» AIM
Pull every line containing "this" out of the material below.

» TASK DATA

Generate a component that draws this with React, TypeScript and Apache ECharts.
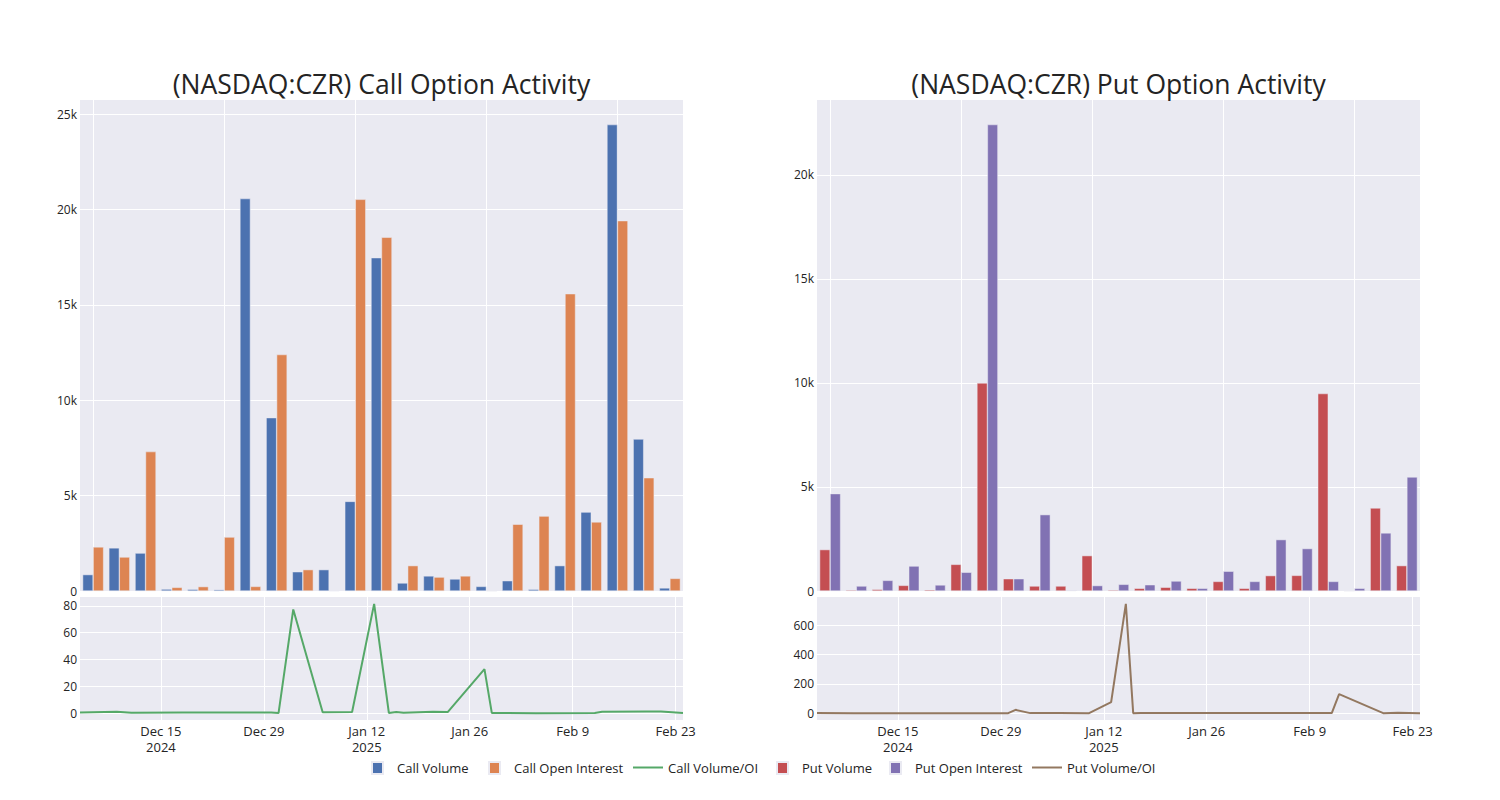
==
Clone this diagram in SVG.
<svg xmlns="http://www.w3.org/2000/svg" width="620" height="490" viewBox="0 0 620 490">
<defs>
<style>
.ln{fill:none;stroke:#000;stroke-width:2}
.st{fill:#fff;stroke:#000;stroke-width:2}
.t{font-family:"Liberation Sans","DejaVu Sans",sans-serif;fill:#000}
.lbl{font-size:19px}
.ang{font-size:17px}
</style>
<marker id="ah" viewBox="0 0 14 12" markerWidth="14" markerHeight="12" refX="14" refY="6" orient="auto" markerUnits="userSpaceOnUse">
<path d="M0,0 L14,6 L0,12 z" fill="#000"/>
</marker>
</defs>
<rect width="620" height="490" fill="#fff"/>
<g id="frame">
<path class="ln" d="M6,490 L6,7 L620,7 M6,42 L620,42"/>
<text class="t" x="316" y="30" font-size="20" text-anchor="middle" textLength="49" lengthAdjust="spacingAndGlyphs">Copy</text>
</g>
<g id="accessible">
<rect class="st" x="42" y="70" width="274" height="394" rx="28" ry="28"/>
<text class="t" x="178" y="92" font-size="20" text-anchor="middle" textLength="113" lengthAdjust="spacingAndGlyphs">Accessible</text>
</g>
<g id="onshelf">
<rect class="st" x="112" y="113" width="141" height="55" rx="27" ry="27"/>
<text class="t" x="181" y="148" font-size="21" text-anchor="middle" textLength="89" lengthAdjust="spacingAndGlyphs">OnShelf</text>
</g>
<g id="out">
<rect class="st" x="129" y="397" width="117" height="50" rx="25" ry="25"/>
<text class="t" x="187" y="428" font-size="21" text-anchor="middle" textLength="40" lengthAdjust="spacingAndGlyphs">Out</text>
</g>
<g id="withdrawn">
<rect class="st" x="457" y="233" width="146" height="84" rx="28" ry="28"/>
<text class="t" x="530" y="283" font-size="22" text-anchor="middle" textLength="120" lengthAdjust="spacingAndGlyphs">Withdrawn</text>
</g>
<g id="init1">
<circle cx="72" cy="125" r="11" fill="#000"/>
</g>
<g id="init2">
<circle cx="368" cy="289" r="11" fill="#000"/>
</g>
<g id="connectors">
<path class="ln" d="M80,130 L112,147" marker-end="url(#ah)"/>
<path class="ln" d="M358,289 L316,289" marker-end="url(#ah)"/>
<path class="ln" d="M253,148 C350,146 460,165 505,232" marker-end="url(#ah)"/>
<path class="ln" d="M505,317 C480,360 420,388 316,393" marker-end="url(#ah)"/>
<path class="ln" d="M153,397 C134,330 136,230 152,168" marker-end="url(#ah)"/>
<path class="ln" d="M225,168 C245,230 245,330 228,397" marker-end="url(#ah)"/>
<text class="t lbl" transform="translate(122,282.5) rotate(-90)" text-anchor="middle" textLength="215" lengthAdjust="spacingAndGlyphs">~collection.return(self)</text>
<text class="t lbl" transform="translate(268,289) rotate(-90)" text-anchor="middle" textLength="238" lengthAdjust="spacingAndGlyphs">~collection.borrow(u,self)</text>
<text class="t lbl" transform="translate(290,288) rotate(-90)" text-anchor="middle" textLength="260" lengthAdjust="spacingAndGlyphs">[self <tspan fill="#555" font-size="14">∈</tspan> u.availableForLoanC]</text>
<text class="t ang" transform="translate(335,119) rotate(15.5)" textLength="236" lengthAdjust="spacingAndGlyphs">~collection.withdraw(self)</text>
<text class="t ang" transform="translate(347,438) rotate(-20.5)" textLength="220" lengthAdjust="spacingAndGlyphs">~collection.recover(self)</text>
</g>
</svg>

» OUTPUT
Generate a component that draws this with React, TypeScript and Apache ECharts.
Clone this diagram in SVG.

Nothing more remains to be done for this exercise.